Elections in Nigeria are still underway though much attention had been given to the presidential ballots where president Muhammadu Buhari defeated his main rival Atiku Abubakar to secure reelection in February.
This weekend, elections for gubernatorial and state parliamentary positions will be held across the country. But there’s some thing different with some of the candidates contesting.
The “Not Too Young To Run” bill signed into law in 2018 now allows for 35 year olds to run for president and 30 year olds to run for parliament and governorship positions in the country.
Tolu Olarenwaju, a young Nigerian entrepreneur is now taking advantage of this to fulfill his long dream of towing along his father’s legacy.
Tolu is a candidate for Ekiti state House of Assembly candidate told Sky News Africa: “It is important to have bills like this being passed, and yearly for youths, this could reduce the rate of crime and jobless youths out there.
“… and also undergraduates still job hunting; so this is a good opportunity. For me, there is a lot of empowerment to be done at the rural levels and grassroots.”
Another such aspirant is Babajide Balogun. He is contesting for a seat in the Lagos state house of assembly under his Ifako Ijaiye constituency. He has been sharing some of his plans.
He is running on the ticket of the main opposition Peoples Democratic Party, PDP for the state legislative post: “I am going to go there to initiate bills whereby I will include youths.
“There are a lot of unemployed youths out there roaming around the street and there are young people out of schools roaming around and hawking for their parents so that they can survive. There are ways we can bring these people back into school and train them”.
The youth constitute around 65 percent of Nigeria’s population. Though there’s optimism with the law enabling young persons to run for office, money is, however, still a huge factor in Nigerian politics.
Boniface Aniebonam, chairman of the New Nigeria Peoples Party also added his voice to the issue: “The idea as far as i am concerned is to create a political space for the young ones to grow the ladder.

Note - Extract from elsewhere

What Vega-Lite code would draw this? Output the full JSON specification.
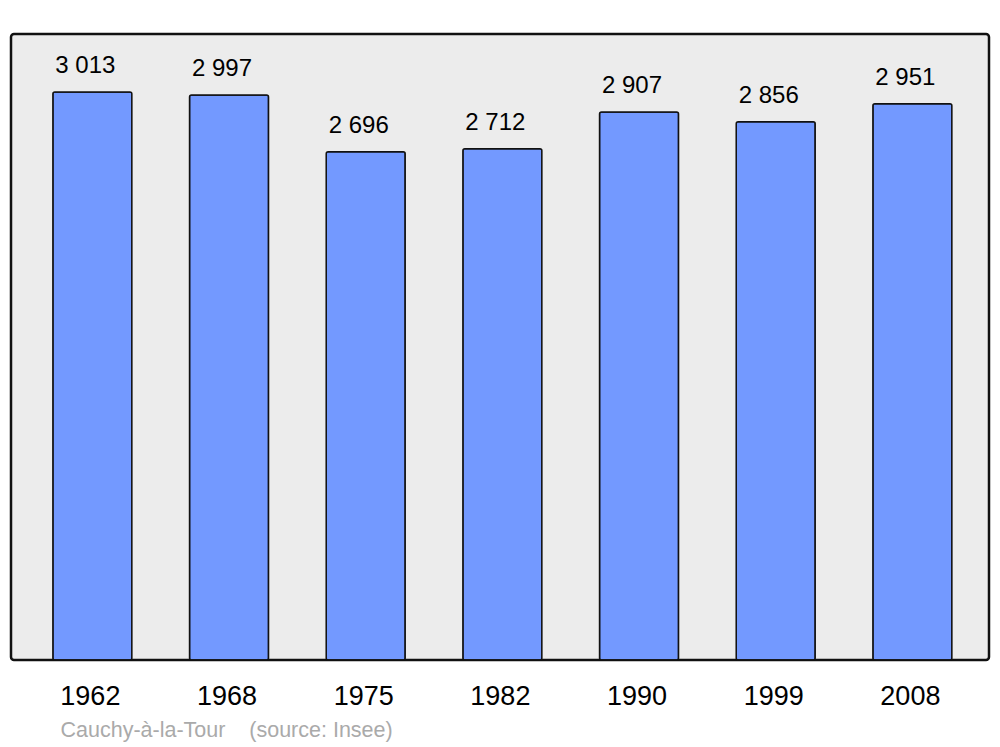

“But if you are a young man that doesn’t have the financial capacity how would you do this? Except you have a godfather that would push you, and this also means that when you get to power you would wont be allowed to do what you want to do. So, these are the issues,” Boniface added.
Some of the electorate voting in Nigeria’s general elections this year are those who have only known democracy all their lives since the country returned to civilian rule in 1999.
For them it is time for a generational shift to young leaders that can identify with and tackle the issues confronting them.